I am doing all of the things a first semester freshman would do as a second semester senior. That, friends, will mess with your head. I am trying to be present and take advantage of opportunities and friendships, but I am also ready to move on. I waffle between the two, because I know college is a valuable time and the not-so-fun working world is next. When else will I get to read and hang out with a bunch of my peers all the time? Yet one foot feels like it is already out the door. Even as I invest in people, I wonder, “Why am I doing this? I’ll be out of here in seven weeks!”
Control & Trust
Ultimately, a lot of this restlessness comes from my tendency to be the conductor of everything in my life. Usually things go the way I intend for them to. Despite my directions, life seems to have steered a different path this time. Not being in control is hard and scary. Fortunately, I remember that I am not totally in charge after all. Through whatever weird period this is, I am reminded that God is good, all the time, no matter my circumstances. Particularly as I have these slower moments, I look to him, and he speaks. He wants me to trust him. He is the captain of my ship, but I have been monopolizing the steering wheel. As I seek him, I am rediscovering the power of prayer. I never stopped relying on him, but he is proving to be faithful when I depend on him. I have been trying to do life a little too independently. These past few weeks, I have seen so much more clearly the way he moves and the way he provides for me, even if my struggles are small and “first world.” Random people have dropped into my life, and they have provided so much guidance and reassurance. There are mountains and valleys, and when I am in the valley, the mountain becomes higher. A lyric line in one of my favorite worship songs says “I lean not on my own understanding. My life is in the hands of the maker of heaven.” It’s true. He is far greater than I. I am going to let him be the director he is and allow him to work through me. He is faithful. His mercies are new every morning, and I will hope in Him.
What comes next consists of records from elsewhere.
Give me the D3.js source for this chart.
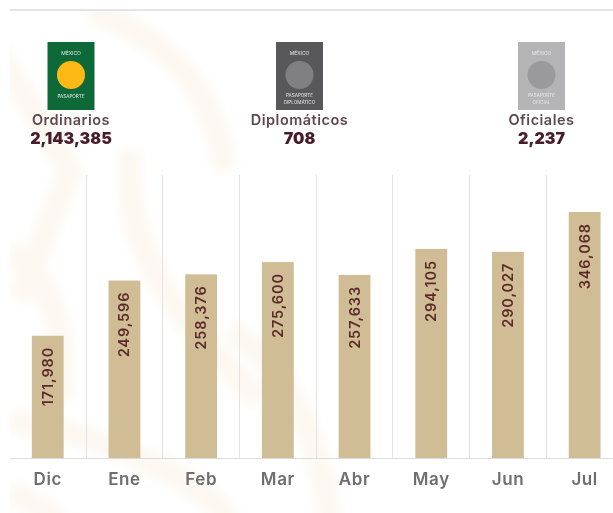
<!DOCTYPE html>
<html>
<head>
<meta charset="utf-8">
<script src="https://cdnjs.cloudflare.com/ajax/libs/d3/7.8.5/d3.min.js"></script>
<style>
    html, body { margin: 0; padding: 0; background: #fff; }
    text { font-family: Inter, "Open Sans", sans-serif; }
</style>
</head>
<body>
<div id="chart"></div>
<script>
// passports issued
const months = ["Dic", "Ene", "Feb", "Mar", "Abr", "May", "Jun", "Jul"];
const issued = [171980, 249596, 258376, 275600, 257633, 294105, 290027, 346068];

// passport types on top
const passportTypes = ["Ordinarios", "Diplomáticos", "Oficiales"];
const passportTotals = [2143385, 708, 2237];
const passportCaptions = [["PASAPORTE"], ["PASAPORTE", "DIPLOMÁTICO"], ["PASAPORTE", "OFICIAL"]];

const width = 613, height = 513;
const baseline = 458;
const fmt = d3.format(",");

const svg = d3.select("#chart").append("svg")
    .attr("width", width)
    .attr("height", height)
    .style("display", "block");

const defs = svg.append("defs");
defs.append("clipPath").attr("id", "clip")
    .append("rect").attr("x", 10).attr("y", 12).attr("width", width - 10).attr("height", height - 12);
defs.append("filter").attr("id", "soft")
    .append("feGaussianBlur").attr("stdDeviation", 0.5);
defs.append("filter").attr("id", "softer")
    .append("feGaussianBlur").attr("stdDeviation", 5);

// faint watermark behind the chart
const mark = svg.append("g").attr("clip-path", "url(#clip)")
    .append("g")
    .attr("filter", "url(#softer)")
    .attr("fill", "none")
    .attr("stroke", "#fdf8f1")
    .attr("stroke-width", 24);
[
    "M-10,40 L70,170 L20,300",
    "M90,10 C170,40 215,90 225,170",
    "M10,250 C50,280 70,330 60,400",
    "M10,420 C110,440 190,470 230,520",
    "M130,150 C120,260 190,330 260,400",
    "M230,330 C290,370 320,440 330,520",
    "M10,490 L60,520"
].forEach(d => mark.append("path").attr("d", d));

const chart = svg.append("g").attr("filter", "url(#soft)");

// top rule
chart.append("line")
    .attr("x1", 10).attr("x2", width)
    .attr("y1", 10).attr("y2", 10)
    .attr("stroke", "#e4e4e4")
    .attr("stroke-width", 2);

// scales
const x = d3.scaleBand().domain(months).range([9.4, 623]).paddingInner(0.585).paddingOuter(0.2925);
const y = d3.scaleLinear().domain([0, 346068]).range([baseline, 212]);
const topX = d3.scaleOrdinal().domain(passportTypes).range([71, 299.5, 541.5]);

// separators between months
chart.selectAll(".sep")
    .data(months.slice(1))
    .enter().append("line")
    .attr("class", "sep")
    .attr("x1", d => Math.floor(x(d) - x.step() * 0.2925) + 0.5)
    .attr("x2", d => Math.floor(x(d) - x.step() * 0.2925) + 0.5)
    .attr("y1", 175)
    .attr("y2", baseline)
    .attr("stroke", "#e2e2e4")
    .attr("stroke-width", 1);

// bars
chart.selectAll(".bar")
    .data(issued)
    .enter().append("rect")
    .attr("class", "bar")
    .attr("x", (d, i) => x(months[i]))
    .attr("y", d => y(d))
    .attr("width", x.bandwidth())
    .attr("height", d => y(0) - y(d))
    .attr("fill", "#d1bd95");

// value labels, rotated
chart.selectAll(".value")
    .data(issued)
    .enter().append("text")
    .attr("class", "value")
    .attr("transform", (d, i) => `translate(${x(months[i]) + x.bandwidth() / 2 + 5},${y(d) + 11}) rotate(-90)`)
    .attr("text-anchor", "end")
    .attr("fill", "#5a2c2a")
    .style("font-size", "14.5px")
    .style("letter-spacing", "0.9px")
    .style("font-weight", 600)
    .text(d => fmt(d));

// axis line + month names
const xAxis = chart.append("g")
    .attr("transform", "translate(0," + baseline + ")")
    .call(d3.axisBottom(x).tickSize(0).tickPadding(15));
xAxis.select(".domain").attr("stroke", "#dcdcde").attr("d", "M10,0.5H" + width);
xAxis.selectAll("text")
    .attr("fill", "#6e6e70")
    .style("font-size", "17px")
    .style("letter-spacing", "0.6px")
    .style("font-weight", 600)
    .style("font-family", "Inter, sans-serif");

// passport icons
const iconColors = ["#0f6b38", "#58585a", "#b4b4b6"];
const discColors = ["#fdb913", "#808082", "#9a9a9c"];
const icons = chart.selectAll(".passport")
    .data(passportTypes)
    .enter().append("g")
    .attr("class", "passport")
    .attr("transform", d => `translate(${topX(d)},0)`);

icons.append("rect")
    .attr("x", -23.5).attr("y", 42)
    .attr("width", 47).attr("height", 68)
    .attr("fill", (d, i) => iconColors[i]);
icons.append("circle")
    .attr("cy", 75).attr("r", 14)
    .attr("fill", (d, i) => discColors[i]);
icons.append("text")
    .attr("y", 54.5)
    .attr("text-anchor", "middle")
    .attr("fill", "#e8e8e8")
    .style("font-size", "5px")
    .text("MÉXICO");
icons.each(function (d, i) {
    d3.select(this).selectAll(".cap")
        .data(passportCaptions[i])
        .enter().append("text")
        .attr("class", "cap")
        .attr("y", (c, k) => 98 + k * 6.5 - (passportCaptions[i].length > 1 ? 1 : 0))
        .attr("text-anchor", "middle")
        .attr("fill", "#e8e8e8")
        .style("font-size", "4.6px")
        .text(c => c);
});

icons.append("text")
    .attr("y", 124.5)
    .attr("text-anchor", "middle")
    .attr("fill", "#5f4a50")
    .style("font-size", "14.5px")
    .style("letter-spacing", "0.5px")
    .style("font-weight", 600)
    .text(d => d);
icons.append("text")
    .attr("y", 144)
    .attr("text-anchor", "middle")
    .attr("fill", "#4a1c2c")
    .style("font-size", "16px")
    .style("font-weight", 900)
    .text((d, i) => fmt(passportTotals[i]));
</script>
</body>
</html>
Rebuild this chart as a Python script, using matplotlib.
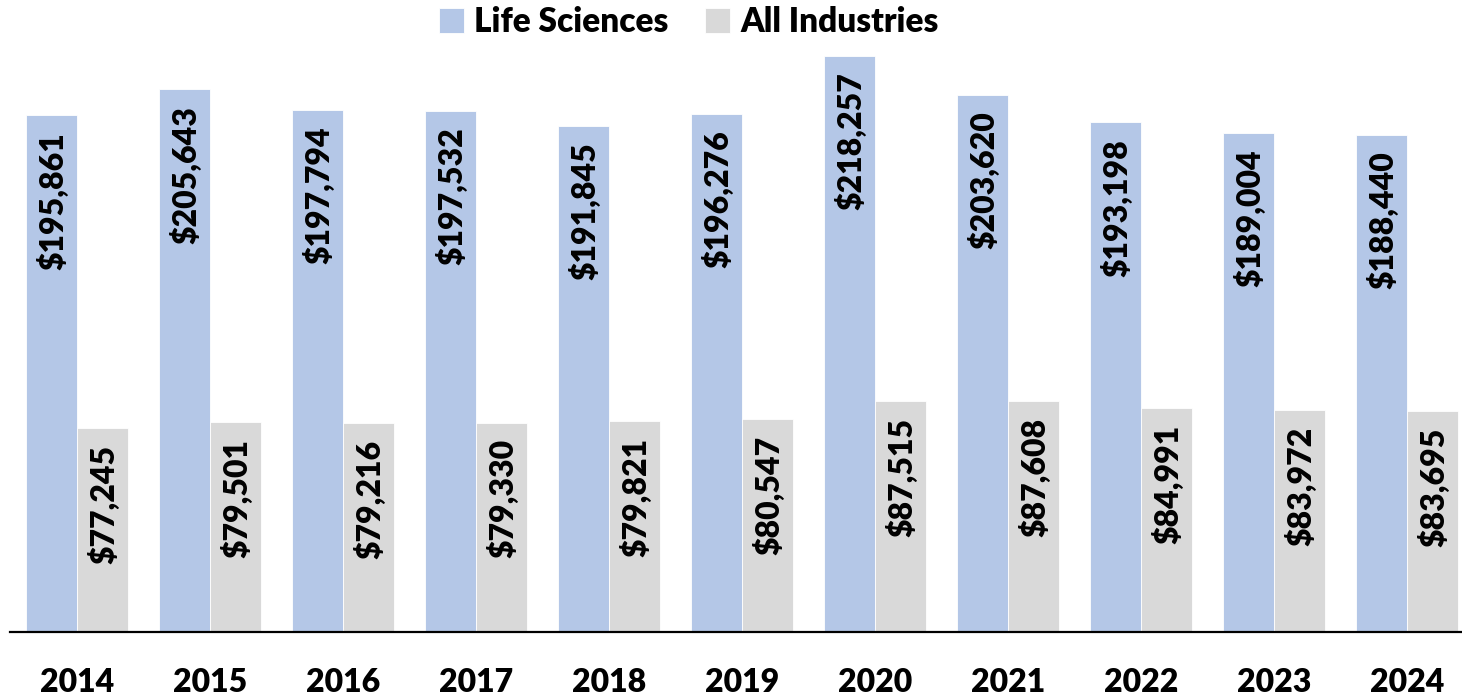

This post is pretty personal, but I still publish it for two reasons. I like updating those that care about me, and this is life right now, unawesome as it is. Second, honesty is important, especially when the standard “How are you?” response is “Good,” regardless of the way one actually feels. If you’re not good, that’s okay. I hope by being vulnerable I am opening opportunities for others to know that they are not alone. Expectations of how life “should” be are often not how life actually is.
I am doing alright. The funk comes and goes. Either way, I am re-learning that regardless of how I feel, this is where I am. The Lord can make good out of that. He will be my daily portion.